- **TASK OBJECTIVE**: Skip all pictures, then copy the lines from the start of the data through the line with "Chart.register(...registerables);", keeping both ends.

- **SUPPLIED INFORMATION**:
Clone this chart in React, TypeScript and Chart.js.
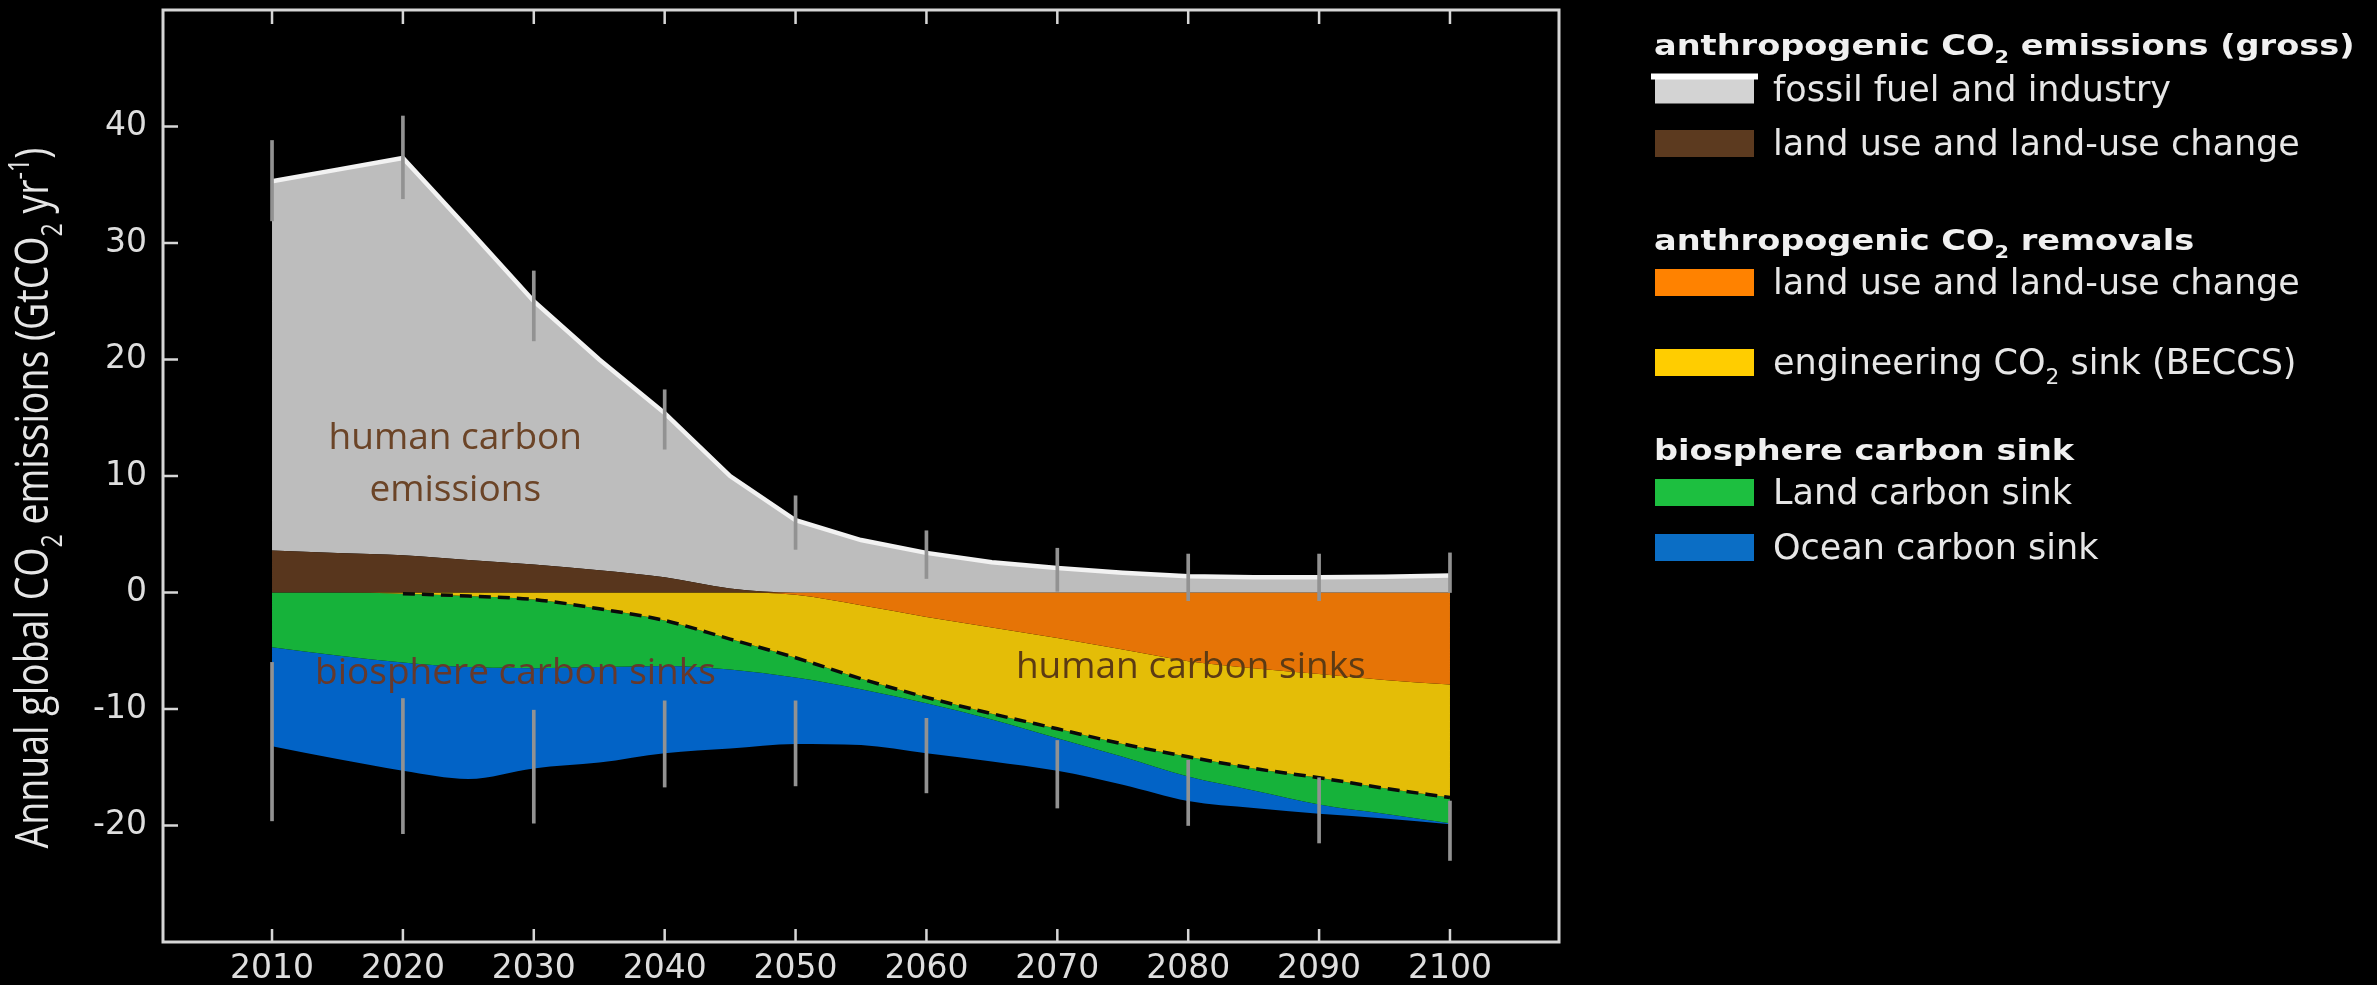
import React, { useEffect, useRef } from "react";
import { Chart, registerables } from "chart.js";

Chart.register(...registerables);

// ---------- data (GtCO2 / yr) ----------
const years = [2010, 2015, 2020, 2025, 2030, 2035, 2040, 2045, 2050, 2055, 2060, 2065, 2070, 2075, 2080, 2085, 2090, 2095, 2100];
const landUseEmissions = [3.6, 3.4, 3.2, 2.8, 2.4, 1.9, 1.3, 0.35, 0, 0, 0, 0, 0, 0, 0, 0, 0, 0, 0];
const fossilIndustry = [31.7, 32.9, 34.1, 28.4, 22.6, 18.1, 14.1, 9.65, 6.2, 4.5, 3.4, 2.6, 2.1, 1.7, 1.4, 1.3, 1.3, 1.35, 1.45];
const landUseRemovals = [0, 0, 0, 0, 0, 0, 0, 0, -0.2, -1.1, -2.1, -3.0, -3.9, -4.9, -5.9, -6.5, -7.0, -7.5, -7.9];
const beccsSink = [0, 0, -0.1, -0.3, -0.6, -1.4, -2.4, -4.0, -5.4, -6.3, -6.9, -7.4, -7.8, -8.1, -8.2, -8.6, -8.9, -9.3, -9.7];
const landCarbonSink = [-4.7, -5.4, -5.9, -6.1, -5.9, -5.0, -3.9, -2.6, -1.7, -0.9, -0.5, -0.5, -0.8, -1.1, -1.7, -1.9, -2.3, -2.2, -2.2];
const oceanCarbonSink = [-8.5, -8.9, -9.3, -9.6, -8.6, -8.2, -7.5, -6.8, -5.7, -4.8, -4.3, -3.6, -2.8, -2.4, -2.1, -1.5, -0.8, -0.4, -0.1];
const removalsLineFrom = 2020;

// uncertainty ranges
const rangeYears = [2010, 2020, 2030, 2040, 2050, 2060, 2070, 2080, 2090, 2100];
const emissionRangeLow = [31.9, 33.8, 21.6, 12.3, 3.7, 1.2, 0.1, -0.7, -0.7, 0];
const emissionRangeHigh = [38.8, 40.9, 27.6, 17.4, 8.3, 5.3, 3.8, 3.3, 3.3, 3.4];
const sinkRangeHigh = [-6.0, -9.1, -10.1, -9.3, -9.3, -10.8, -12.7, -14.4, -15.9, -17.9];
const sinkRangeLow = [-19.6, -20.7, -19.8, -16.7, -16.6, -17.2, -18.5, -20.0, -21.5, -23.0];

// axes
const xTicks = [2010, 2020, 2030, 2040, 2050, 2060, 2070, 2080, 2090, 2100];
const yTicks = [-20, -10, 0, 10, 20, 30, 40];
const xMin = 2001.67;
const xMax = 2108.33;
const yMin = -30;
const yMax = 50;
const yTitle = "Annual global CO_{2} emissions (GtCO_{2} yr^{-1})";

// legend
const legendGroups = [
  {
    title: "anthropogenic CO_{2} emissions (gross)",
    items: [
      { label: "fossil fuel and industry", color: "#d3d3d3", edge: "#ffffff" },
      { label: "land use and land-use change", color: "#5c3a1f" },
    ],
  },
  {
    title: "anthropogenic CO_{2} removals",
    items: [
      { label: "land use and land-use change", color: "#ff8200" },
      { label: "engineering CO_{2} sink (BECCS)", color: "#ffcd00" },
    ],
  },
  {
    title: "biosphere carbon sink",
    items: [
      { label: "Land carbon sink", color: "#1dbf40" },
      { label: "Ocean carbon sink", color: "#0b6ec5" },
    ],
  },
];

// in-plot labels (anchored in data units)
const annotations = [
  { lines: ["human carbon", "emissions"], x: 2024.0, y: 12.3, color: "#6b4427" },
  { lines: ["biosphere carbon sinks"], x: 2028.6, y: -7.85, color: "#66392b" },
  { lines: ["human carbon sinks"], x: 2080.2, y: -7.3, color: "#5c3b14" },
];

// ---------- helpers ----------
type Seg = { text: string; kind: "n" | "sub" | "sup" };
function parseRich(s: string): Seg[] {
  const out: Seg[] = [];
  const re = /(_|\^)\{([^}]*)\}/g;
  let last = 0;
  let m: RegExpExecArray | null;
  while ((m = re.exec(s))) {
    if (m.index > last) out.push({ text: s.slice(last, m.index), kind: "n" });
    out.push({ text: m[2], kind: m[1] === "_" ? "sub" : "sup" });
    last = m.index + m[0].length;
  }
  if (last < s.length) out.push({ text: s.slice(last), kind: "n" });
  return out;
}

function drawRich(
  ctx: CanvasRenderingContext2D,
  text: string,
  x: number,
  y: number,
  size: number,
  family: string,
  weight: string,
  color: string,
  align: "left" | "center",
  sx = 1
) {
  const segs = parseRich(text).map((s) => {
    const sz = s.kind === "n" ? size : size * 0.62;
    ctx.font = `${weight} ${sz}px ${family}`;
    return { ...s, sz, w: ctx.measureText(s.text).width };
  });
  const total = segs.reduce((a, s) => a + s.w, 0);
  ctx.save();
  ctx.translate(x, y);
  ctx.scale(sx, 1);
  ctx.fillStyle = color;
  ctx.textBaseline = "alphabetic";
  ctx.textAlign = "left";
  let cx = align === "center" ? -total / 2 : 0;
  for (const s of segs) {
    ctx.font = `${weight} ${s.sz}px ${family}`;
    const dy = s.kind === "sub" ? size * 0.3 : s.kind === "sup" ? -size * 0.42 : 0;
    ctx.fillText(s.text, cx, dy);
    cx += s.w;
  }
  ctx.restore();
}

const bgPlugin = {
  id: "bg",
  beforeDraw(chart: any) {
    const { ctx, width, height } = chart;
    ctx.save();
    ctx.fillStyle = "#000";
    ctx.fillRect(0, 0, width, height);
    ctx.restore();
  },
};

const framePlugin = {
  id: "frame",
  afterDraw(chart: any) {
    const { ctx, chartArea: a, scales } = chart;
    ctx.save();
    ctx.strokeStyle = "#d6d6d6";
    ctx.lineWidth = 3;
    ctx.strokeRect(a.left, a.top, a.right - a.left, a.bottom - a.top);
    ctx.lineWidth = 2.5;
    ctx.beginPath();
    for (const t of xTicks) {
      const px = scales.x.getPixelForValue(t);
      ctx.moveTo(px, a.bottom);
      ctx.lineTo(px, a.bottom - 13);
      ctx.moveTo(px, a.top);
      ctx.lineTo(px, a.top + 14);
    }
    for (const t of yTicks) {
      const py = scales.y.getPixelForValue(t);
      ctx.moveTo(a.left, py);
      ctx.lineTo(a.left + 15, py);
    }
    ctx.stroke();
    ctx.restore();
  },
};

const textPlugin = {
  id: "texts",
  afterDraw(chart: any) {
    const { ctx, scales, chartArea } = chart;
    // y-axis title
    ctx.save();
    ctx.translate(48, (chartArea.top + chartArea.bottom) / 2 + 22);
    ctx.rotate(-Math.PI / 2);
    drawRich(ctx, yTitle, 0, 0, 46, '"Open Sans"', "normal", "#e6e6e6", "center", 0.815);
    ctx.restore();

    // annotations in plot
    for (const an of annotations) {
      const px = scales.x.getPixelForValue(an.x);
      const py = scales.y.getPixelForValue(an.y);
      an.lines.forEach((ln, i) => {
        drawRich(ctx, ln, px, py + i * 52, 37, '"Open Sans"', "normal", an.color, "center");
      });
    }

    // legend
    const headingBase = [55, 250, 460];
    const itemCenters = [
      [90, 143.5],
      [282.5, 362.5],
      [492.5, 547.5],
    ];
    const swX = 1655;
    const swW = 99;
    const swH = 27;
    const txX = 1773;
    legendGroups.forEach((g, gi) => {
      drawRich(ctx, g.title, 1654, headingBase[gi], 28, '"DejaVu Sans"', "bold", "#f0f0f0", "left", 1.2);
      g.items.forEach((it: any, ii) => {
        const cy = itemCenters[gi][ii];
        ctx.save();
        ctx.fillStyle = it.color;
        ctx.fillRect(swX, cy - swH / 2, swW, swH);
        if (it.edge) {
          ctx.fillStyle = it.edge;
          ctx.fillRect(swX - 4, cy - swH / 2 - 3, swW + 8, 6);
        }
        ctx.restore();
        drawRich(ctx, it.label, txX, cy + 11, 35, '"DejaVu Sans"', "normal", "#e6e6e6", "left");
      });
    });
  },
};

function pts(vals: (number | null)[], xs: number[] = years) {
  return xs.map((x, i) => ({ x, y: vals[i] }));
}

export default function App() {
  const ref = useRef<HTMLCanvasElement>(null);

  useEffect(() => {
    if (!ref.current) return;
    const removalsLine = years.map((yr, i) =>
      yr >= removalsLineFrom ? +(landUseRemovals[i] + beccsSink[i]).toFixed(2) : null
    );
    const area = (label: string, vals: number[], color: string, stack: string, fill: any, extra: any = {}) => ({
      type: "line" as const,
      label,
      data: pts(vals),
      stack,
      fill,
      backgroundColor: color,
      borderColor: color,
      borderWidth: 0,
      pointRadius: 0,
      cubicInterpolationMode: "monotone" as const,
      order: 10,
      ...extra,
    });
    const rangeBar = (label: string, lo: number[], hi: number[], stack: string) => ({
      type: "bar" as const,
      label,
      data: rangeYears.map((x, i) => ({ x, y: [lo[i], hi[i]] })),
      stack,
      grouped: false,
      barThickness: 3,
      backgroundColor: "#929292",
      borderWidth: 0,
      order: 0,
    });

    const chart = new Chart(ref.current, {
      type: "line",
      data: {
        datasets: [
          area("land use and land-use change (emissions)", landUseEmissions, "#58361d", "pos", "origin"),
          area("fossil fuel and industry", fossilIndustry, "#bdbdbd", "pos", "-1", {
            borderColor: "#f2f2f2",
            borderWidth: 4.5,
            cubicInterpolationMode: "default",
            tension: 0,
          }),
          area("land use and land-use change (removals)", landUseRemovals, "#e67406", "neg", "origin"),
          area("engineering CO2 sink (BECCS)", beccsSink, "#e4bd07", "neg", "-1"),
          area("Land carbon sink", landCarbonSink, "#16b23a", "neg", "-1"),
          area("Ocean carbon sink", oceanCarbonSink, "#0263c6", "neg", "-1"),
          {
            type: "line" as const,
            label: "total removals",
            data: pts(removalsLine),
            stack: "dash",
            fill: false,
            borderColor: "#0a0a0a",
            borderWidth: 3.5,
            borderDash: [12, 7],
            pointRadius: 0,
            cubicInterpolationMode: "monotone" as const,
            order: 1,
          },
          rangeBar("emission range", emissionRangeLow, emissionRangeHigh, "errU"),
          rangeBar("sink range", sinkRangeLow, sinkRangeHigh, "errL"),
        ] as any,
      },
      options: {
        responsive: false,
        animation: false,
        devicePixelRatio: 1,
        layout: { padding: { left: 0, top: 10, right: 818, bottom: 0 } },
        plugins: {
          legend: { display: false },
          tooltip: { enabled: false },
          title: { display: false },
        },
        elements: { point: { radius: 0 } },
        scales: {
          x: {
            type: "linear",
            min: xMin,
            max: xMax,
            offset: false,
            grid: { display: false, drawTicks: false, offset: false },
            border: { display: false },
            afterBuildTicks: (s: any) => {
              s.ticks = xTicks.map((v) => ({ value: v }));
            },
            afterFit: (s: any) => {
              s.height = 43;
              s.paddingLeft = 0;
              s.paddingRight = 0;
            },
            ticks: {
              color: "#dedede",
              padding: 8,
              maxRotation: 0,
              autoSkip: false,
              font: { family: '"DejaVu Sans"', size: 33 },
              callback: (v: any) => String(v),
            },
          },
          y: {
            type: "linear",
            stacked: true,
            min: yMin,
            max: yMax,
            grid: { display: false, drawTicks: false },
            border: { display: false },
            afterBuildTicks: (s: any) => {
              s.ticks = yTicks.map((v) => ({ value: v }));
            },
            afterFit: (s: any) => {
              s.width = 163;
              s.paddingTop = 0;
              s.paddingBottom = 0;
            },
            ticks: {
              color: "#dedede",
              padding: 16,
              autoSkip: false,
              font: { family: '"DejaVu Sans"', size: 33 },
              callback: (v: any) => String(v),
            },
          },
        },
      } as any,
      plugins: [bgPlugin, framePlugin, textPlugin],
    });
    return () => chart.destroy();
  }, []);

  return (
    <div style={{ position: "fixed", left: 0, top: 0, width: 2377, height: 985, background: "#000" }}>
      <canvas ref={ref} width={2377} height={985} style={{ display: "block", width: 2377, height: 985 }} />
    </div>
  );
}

- **TASK ANSWER**:
Clone this chart in React, TypeScript and Chart.js.
import React, { useEffect, useRef } from "react";
import { Chart, registerables } from "chart.js";

Chart.register(...registerables);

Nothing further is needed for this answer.